Gageons, là aussi, que la maîtrise des outils du marketing politique sera déterminante. Un marketing politique qui devra prendre en compte le fond et la forme: le discours mais aussi les moyens de fédérer les électeurs autour de ce discours… le profil des candidats, leur entregent, leur sens de la réparti,…

A propos des médias, il serait, sans doute, faux de penser qu’il suffit d’être présent dans les colonnes de la presse, sur les ondes de la radio ou sur les écrans de la télévision et de la presse électronique pour gagner la partie. Nous savons depuis les études faites, aux Etats-Unis d’Amérique, par Elihu Katz et Paul Félix Lazarsfeld*, pendant les campagnes électorales, que l’influence exercée par les médias s’exerce à deux niveaux.

D’où leur théorie du «Two steps flow theory» (théorie des deux étages de la communication) qui dit sommairement que les médias n’exercent pas d’influence directement sur les électeurs, mais que cette influence s’opère au travers de certaines personnes influentes dans un groupe -des leaders d’opinion- qui donnent un sens aux messages des médias et déterminent la manière de les comprendre et d’agir en fonction des appréciations faites par ces derniers des contenus proposés.

L’argent, le nerf de la guerre

Ces personnes se retrouvent au sein de tous les groupes de référence de toute société: famille, amis, collègues, regroupement professionnel, association, club… De quoi s’interroger sur la réelle influence des médias dans une société –la société tunisienne- dans laquelle les liens sociaux et communautaires sont encore très forts. Nous avons pu les observer au cours de certains événements qui se sont déroulés depuis le 14 janvier 2011 dans des régions du pays.

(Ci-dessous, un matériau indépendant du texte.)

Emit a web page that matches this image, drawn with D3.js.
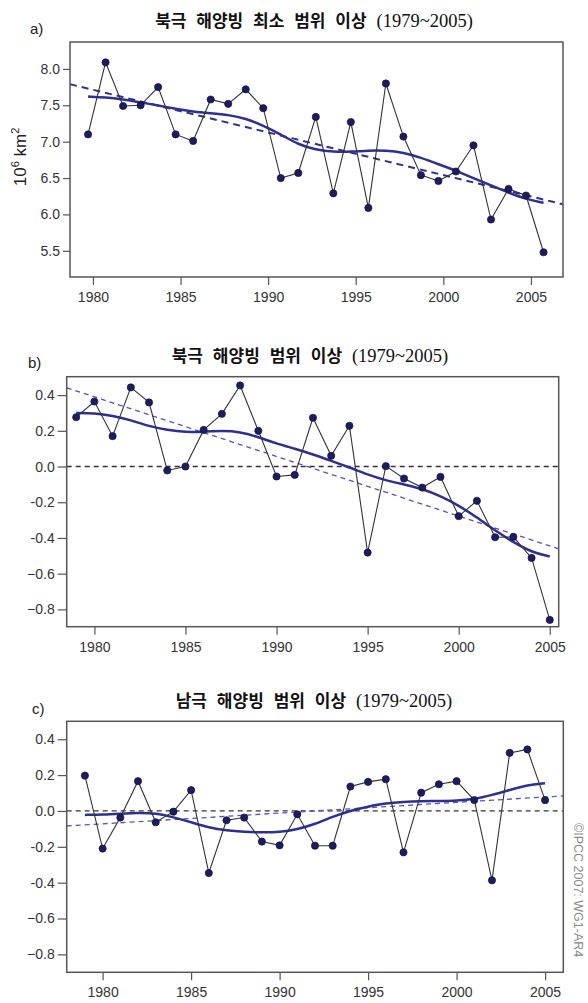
<!DOCTYPE html>
<html>
<head>
<meta charset="utf-8">
<script src="https://cdn.jsdelivr.net/npm/d3@7"></script>
<style>
  body { margin: 0; background: #fff; }
</style>
</head>
<body>
<div id="chart"></div>
<script>

//Data

const years = [1979, 1980, 1981, 1982, 1983, 1984, 1985, 1986, 1987, 1988, 1989, 1990, 1991,
  1992, 1993, 1994, 1995, 1996, 1997, 1998, 1999, 2000, 2001, 2002, 2003, 2004, 2005];

// a) Arctic minimum extent (10^6 km2)
const minExtent = [7.10, 8.09, 7.49, 7.50, 7.75, 7.10, 7.01, 7.58, 7.52, 7.72, 7.46, 6.50, 6.57,
  7.34, 6.29, 7.27, 6.09, 7.80, 7.07, 6.54, 6.46, 6.59, 6.95, 5.93, 6.35, 6.26, 5.48];
const minSmooth = [7.62, 7.61, 7.58, 7.54, 7.50, 7.45, 7.41, 7.39, 7.37, 7.32, 7.22, 7.10, 6.96,
  6.89, 6.86, 6.86, 6.88, 6.88, 6.85, 6.78, 6.69, 6.60, 6.50, 6.40, 6.30, 6.21, 6.16];
const minTrend = [[1978.69, 7.79], [2006.83, 6.14]];

// b) Arctic extent anomaly
const arcticAnom = [0.276, 0.364, 0.170, 0.443, 0.359, -0.022, 0.000, 0.205, 0.295, 0.454, 0.200, -0.056, -0.047,
  0.273, 0.060, 0.228, -0.482, 0.002, -0.067, -0.118, -0.058, -0.278, -0.192, -0.396, -0.394, -0.512, -0.859];
const arcticSmooth = [0.300, 0.300, 0.285, 0.260, 0.225, 0.205, 0.192, 0.195, 0.200, 0.195, 0.165, 0.128, 0.100,
  0.068, 0.032, -0.005, -0.045, -0.078, -0.100, -0.125, -0.165, -0.218, -0.285, -0.358, -0.424, -0.480, -0.504];
const arcticTrend = [[1978.48, 0.441], [2005.49, -0.461]];

// c) Antarctic extent anomaly
const antarcticAnom = [0.197, -0.210, -0.037, 0.166, -0.063, -0.004, 0.116, -0.346, -0.052, -0.037, -0.171, -0.192, -0.019,
  -0.194, -0.194, 0.136, 0.162, 0.177, -0.231, 0.102, 0.149, 0.166, 0.061, -0.387, 0.324, 0.343, 0.060];
const antarcticSmooth = [-0.022, -0.020, -0.015, -0.010, -0.012, -0.035, -0.063, -0.093, -0.110, -0.117, -0.120, -0.118, -0.103,
  -0.073, -0.032, 0.002, 0.024, 0.043, 0.050, 0.054, 0.056, 0.058, 0.065, 0.089, 0.117, 0.145, 0.155];
const antarcticTrend = [[1977.97, -0.084], [2006.03, 0.084]];

// tick labels
const xTicks = [1980, 1985, 1990, 1995, 2000, 2005];
const yTicksA = [5.5, 6.0, 6.5, 7.0, 7.5, 8.0];
const yTicksAnom = [-0.8, -0.6, -0.4, -0.2, 0.0, 0.2, 0.4];
const yTickLabelsAnom = ["\u22120.8", "\u22120.6", "-0.4", "-0.2", "0.0", "0.2", "0.4"];

const titles = ["북극 해양빙 최소 범위 이상", "북극 해양빙 범위 이상", "남극 해양빙 범위 이상"];
const titleYears = "(1979~2005)";

//Set up the svg

const W = 588, H = 1003;

const svg = d3.select("#chart")
  .append("svg")
    .attr("width", W)
    .attr("height", H);

const sansFont = "'Liberation Sans', Arial, sans-serif";

//Panel layout

const panels = [
  { id: "a", label: "a)", title: titles[0], values: minExtent, smooth: minSmooth, trend: minTrend,
    left: 70, right: 563, top: 42, bottom: 277,
    xDomain: [1978.69, 2006.83], yDomain: [5.14, 8.37], xOffset: 0.72,
    yTicks: yTicksA, yTickLabels: yTicksA.map(d => d.toFixed(1)), yTickSize: 7, yPad: 3,
    zeroLine: false, trendThick: true,
    labelPos: [30, 34], titlePos: [314, 27] },
  { id: "b", label: "b)", title: titles[1], values: arcticAnom, smooth: arcticSmooth, trend: arcticTrend,
    left: 66.7, right: 558.7, top: 376.7, bottom: 626.7,
    xDomain: [1978.48, 2005.49], yDomain: [-0.897, 0.503], xOffset: 0,
    yTicks: yTicksAnom, yTickLabels: yTickLabelsAnom, yTickSize: 9, yPad: 3,
    zeroLine: true, trendThick: false,
    labelPos: [28, 368], titlePos: [310, 362] },
  { id: "c", label: "c)", title: titles[2], values: antarcticAnom, smooth: antarcticSmooth, trend: antarcticTrend,
    left: 66.7, right: 563.3, top: 721.3, bottom: 972.3,
    xDomain: [1977.97, 2006.03], yDomain: [-0.9, 0.5], xOffset: 0,
    yTicks: yTicksAnom, yTickLabels: yTickLabelsAnom, yTickSize: 9, yPad: 3,
    zeroLine: true, trendThick: false,
    labelPos: [32, 714], titlePos: [314, 707] }
];

function drawPanel(p) {

  const x = d3.scaleLinear().domain(p.xDomain).range([p.left, p.right]);
  const y = d3.scaleLinear().domain(p.yDomain).range([p.bottom, p.top]);

  const g = svg.append("g").attr("class", "panel-" + p.id);

  // clip for the lines
  svg.append("clipPath")
    .attr("id", "clip-" + p.id)
    .append("rect")
      .attr("x", p.left)
      .attr("y", p.top)
      .attr("width", p.right - p.left)
      .attr("height", p.bottom - p.top);

  const plot = g.append("g").attr("clip-path", `url(#clip-${p.id})`);

  //zero line
  if (p.zeroLine) {
    plot.append("line")
      .attr("x1", x(p.xDomain[0]))
      .attr("x2", x(p.xDomain[1]))
      .attr("y1", y(0))
      .attr("y2", y(0))
      .attr("stroke", "#333")
      .attr("stroke-width", 1.3)
      .attr("stroke-dasharray", "5,4");
  }

  //linear trend
  plot.append("path")
    .datum(p.trend)
    .attr("fill", "none")
    .attr("stroke", p.trendThick ? "#30308f" : "#5a4fc4")
    .attr("stroke-width", p.trendThick ? 2 : 1.3)
    .attr("stroke-dasharray", p.trendThick ? "7,5" : "5,4")
    .attr("d", d3.line().x(d => x(d[0])).y(d => y(d[1])));

  //smoothed curve
  plot.append("path")
    .datum(years.map((yr, i) => [yr + p.xOffset, p.smooth[i]]))
    .attr("fill", "none")
    .attr("stroke", "#2f2f92")
    .attr("stroke-width", 2.5)
    .attr("d", d3.line().x(d => x(d[0])).y(d => y(d[1])).curve(d3.curveBasis));

  //annual values
  const pts = years.map((yr, i) => [yr + p.xOffset, p.values[i]]);

  plot.append("path")
    .datum(pts)
    .attr("fill", "none")
    .attr("stroke", "#333")
    .attr("stroke-width", 1.1)
    .attr("d", d3.line().x(d => x(d[0])).y(d => y(d[1])));

  g.append("g")
    .selectAll("circle")
    .data(pts)
    .join("circle")
      .attr("cx", d => x(d[0]))
      .attr("cy", d => y(d[1]))
      .attr("r", 3.6)
      .attr("fill", "#1c1c5e")
      .attr("stroke", "#12123f")
      .attr("stroke-width", 0.7);

  //x-axis
  g.append("g")
    .attr("transform", `translate(0,${p.bottom})`)
    .call(d3.axisBottom(x)
      .tickValues(xTicks)
      .tickFormat(d3.format("d"))
      .tickSize(8)
      .tickPadding(7))
    .call(a => a.select(".domain").remove())
    .call(a => a.selectAll(".tick line").attr("stroke", "#555").attr("stroke-width", 1.2))
    .call(a => a.selectAll(".tick text")
      .attr("fill", "#333")
      .style("font-size", "14px")
      .style("font-family", sansFont));

  //y-axis
  g.append("g")
    .attr("transform", `translate(${p.left},0)`)
    .call(d3.axisLeft(y)
      .tickValues(p.yTicks)
      .tickFormat((d, i) => p.yTickLabels[i])
      .tickSize(p.yTickSize)
      .tickPadding(p.yPad))
    .call(a => a.select(".domain").remove())
    .call(a => a.selectAll(".tick line").attr("stroke", "#555").attr("stroke-width", 1.2))
    .call(a => a.selectAll(".tick text")
      .attr("fill", "#333")
      .style("font-size", "14px")
      .style("font-family", sansFont));

  //frame
  g.append("rect")
    .attr("x", p.left)
    .attr("y", p.top)
    .attr("width", p.right - p.left)
    .attr("height", p.bottom - p.top)
    .attr("fill", "none")
    .attr("stroke", "#555")
    .attr("stroke-width", 1.5);

  //panel letter
  g.append("text")
    .attr("x", p.labelPos[0])
    .attr("y", p.labelPos[1])
    .style("font-size", "15px")
    .style("font-family", sansFont)
    .attr("fill", "#222")
    .text(p.label);

  //title
  const t = g.append("text")
    .attr("x", p.titlePos[0])
    .attr("y", p.titlePos[1])
    .attr("text-anchor", "middle")
    .style("font-size", "17px")
    .style("word-spacing", "6px")
    .attr("fill", "#111");
  t.append("tspan")
    .style("font-family", "'Noto Sans CJK KR', sans-serif")
    .style("font-weight", "bold")
    .text(p.title + " ");
  t.append("tspan")
    .style("font-family", "'Liberation Serif', 'Noto Sans CJK KR', serif")
    .style("font-size", "18.5px")
    .text(titleYears);
}

panels.forEach(drawPanel);

//Y-axis label for panel a

const yLab = svg.append("text")
  .attr("transform", "translate(26,157) rotate(-90)")
  .attr("text-anchor", "middle")
  .style("font-size", "17px")
  .style("font-family", sansFont)
  .attr("fill", "#222");
yLab.append("tspan").text("10");
yLab.append("tspan").attr("dy", -7).style("font-size", "11px").text("6");
yLab.append("tspan").attr("dy", 7).text(" km");
yLab.append("tspan").attr("dy", -7).style("font-size", "11px").text("2");

//Source credit

svg.append("text")
  .attr("transform", "translate(574,823) rotate(90)")
  .style("font-size", "12.5px")
  .style("font-family", sansFont)
  .attr("fill", "#8a8a8a")
  .text("©IPCC 2007: WG1-AR4");

</script>
</body>
</html>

C’est dire l’importance que peuvent avoir sur les opérations de vote des réseaux d’influence religieux, régionaux, familiaux, professionnels,… Ces réseaux existent dans tous les pays du monde, notamment celles qui sont les plus démocratiques.

Autre paramètre important, l’argent qui sera là aussi le nerf de la guerre. Et ce quoi qu’on dise et quelles que soient les précautions prises par tous ceux qui préparent et les textes et les mesures pour assurer des élections démocratiques et transparentes.

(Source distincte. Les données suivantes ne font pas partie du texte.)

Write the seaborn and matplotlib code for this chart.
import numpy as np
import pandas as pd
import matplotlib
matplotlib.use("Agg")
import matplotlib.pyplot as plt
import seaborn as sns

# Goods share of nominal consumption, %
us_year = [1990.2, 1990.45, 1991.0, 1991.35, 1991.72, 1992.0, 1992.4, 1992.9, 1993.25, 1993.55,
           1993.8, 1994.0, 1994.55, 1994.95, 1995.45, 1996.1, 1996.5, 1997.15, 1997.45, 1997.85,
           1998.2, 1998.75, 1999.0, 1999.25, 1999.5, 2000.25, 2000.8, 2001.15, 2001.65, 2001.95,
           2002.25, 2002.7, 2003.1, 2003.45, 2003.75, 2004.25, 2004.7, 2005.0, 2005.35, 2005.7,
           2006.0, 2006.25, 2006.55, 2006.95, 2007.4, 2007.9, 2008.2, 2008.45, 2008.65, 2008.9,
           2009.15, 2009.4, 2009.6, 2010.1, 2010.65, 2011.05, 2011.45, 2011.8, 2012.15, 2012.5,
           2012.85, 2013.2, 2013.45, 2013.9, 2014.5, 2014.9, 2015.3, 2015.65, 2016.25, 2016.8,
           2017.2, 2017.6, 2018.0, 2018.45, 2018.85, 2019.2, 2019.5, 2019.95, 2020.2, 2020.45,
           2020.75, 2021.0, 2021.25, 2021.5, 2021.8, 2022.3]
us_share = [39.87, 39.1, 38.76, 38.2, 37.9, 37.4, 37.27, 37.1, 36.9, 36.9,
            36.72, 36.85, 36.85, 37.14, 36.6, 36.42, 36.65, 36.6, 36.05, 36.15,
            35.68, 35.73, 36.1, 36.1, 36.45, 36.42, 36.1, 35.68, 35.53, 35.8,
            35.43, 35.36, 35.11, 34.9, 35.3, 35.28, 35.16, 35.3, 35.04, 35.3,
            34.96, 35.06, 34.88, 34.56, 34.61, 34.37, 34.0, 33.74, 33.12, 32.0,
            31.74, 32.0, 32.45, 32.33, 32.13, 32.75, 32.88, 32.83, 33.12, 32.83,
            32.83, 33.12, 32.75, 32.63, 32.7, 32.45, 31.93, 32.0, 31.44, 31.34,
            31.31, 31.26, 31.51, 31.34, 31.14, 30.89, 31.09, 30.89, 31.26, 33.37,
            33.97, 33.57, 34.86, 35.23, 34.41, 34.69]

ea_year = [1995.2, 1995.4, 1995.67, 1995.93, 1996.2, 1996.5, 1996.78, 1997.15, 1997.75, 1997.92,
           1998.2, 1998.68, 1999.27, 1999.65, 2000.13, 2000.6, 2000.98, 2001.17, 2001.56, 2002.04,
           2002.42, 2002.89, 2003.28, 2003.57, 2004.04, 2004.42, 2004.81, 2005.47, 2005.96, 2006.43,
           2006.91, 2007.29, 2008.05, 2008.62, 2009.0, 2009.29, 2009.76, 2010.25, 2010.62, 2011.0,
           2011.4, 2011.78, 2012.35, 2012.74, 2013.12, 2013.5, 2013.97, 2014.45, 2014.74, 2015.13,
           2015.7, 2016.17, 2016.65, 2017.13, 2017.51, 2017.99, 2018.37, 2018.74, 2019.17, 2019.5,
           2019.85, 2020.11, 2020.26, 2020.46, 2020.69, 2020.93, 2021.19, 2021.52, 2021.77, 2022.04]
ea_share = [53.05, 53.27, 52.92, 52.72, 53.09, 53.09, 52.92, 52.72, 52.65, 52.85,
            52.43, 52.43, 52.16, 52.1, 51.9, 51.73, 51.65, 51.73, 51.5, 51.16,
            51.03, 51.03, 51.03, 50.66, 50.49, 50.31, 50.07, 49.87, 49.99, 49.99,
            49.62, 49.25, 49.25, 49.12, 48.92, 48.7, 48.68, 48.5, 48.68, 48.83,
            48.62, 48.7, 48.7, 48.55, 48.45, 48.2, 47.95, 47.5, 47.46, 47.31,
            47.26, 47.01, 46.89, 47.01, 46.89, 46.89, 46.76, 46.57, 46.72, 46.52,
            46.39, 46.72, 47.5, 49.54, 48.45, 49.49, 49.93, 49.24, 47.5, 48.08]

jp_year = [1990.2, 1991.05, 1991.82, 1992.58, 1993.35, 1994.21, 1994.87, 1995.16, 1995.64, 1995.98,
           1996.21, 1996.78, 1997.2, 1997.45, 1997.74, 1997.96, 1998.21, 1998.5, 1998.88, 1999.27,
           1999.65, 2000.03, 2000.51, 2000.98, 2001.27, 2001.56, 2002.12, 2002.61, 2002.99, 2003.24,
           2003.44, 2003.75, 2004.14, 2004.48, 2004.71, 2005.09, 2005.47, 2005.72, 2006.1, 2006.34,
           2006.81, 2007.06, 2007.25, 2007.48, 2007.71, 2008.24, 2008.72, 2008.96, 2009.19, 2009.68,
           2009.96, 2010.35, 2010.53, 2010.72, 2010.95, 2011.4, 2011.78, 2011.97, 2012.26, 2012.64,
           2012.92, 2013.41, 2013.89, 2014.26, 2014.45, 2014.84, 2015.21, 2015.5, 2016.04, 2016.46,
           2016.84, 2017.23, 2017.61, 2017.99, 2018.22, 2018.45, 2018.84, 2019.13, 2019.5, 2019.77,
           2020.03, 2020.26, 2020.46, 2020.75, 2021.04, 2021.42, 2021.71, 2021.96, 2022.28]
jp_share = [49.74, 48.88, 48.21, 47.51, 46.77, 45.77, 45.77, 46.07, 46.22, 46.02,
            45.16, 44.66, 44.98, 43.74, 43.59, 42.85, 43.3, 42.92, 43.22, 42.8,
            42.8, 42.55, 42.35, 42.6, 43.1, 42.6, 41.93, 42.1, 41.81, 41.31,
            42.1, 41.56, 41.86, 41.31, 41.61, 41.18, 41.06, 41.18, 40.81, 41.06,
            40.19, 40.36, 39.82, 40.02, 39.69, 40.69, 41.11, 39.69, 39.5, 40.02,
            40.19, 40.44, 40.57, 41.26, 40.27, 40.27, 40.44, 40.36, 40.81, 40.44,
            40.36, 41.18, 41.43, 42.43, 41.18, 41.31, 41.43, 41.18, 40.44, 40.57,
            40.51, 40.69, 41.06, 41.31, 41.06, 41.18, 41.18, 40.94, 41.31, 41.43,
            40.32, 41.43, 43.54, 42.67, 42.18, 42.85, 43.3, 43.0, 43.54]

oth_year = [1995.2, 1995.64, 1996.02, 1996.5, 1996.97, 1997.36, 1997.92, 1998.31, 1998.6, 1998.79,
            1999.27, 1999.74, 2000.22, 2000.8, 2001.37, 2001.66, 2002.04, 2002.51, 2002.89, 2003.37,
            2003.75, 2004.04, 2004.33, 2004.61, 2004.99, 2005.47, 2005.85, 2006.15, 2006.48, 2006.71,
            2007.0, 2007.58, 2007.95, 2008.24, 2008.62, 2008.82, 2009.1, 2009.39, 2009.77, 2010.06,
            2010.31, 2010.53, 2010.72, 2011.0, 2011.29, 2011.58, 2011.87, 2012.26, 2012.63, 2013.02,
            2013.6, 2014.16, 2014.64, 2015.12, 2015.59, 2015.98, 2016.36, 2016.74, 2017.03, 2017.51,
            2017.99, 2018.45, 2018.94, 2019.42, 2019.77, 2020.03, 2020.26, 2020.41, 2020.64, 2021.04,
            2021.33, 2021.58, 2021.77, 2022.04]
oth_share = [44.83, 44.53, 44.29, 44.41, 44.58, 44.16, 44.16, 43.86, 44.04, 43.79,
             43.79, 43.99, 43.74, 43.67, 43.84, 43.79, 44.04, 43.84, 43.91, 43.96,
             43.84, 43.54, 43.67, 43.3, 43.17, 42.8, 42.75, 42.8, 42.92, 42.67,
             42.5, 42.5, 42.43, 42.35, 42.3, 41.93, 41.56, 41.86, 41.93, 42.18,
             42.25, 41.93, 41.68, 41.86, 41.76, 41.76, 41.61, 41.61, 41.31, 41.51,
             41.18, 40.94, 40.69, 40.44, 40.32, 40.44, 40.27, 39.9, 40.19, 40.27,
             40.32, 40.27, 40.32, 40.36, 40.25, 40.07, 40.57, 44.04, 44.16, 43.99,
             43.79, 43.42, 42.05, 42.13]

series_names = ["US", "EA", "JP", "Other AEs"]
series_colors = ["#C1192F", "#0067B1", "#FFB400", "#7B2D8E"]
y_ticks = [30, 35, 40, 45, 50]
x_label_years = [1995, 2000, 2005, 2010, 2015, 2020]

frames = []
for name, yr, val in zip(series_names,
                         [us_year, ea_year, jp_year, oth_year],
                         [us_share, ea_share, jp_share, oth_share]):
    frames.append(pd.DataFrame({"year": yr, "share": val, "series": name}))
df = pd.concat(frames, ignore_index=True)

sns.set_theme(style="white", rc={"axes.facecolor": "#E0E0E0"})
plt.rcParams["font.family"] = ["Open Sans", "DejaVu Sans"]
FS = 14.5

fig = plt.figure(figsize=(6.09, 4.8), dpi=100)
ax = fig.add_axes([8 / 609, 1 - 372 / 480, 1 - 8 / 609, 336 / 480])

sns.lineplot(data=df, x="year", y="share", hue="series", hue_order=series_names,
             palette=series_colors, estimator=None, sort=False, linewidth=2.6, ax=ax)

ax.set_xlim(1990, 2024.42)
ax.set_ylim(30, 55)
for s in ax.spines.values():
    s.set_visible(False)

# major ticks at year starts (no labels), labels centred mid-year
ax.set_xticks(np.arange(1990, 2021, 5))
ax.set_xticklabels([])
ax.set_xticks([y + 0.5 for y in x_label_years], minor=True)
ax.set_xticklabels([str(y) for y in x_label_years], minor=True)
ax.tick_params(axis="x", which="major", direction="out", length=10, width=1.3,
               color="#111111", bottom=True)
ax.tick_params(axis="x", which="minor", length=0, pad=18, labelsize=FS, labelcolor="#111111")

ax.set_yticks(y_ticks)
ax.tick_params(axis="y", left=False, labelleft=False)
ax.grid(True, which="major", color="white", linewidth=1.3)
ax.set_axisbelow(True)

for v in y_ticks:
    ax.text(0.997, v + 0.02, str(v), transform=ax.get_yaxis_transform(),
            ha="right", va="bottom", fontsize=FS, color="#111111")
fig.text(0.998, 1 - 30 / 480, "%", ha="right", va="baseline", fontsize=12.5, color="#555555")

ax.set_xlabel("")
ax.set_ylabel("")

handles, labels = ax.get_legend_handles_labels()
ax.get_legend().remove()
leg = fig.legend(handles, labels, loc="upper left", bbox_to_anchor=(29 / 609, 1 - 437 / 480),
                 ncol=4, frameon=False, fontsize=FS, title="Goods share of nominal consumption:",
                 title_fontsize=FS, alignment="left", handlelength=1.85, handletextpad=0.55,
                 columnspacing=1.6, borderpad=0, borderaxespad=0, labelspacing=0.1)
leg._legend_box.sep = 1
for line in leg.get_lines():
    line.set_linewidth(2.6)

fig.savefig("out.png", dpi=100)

Il est inutile de préciser que les politiques savent, sur ce terrain, être inventifs. Les pratiques, notamment celles qui ne sont pas toujours orthodoxes, ont été «débusquées» par la presse dans de nombreux pays parmi toujours les plus démocratiques. Un proverbe tunisien affirme, à propos, à peu près ceci: celui qui vole prend toujours le dessus sur celui qui le surveille («Eli Isrek Yieghleb Eli Yi Hahy».

Peut-on éliminer les puissances étrangères du champ des influences possibles sur le vote des Tunisiens? Cela serait vraiment bien de la naïveté que de croire, du moins, que l’évolution de la démocratie tunisienne désintéresse les puissances étrangères. Elles ont prouvé, du reste, bien le contraire, depuis le 14 janvier 2011. Et c’est de bonne guerre disent des analystes. Du moins certains d’entre eux.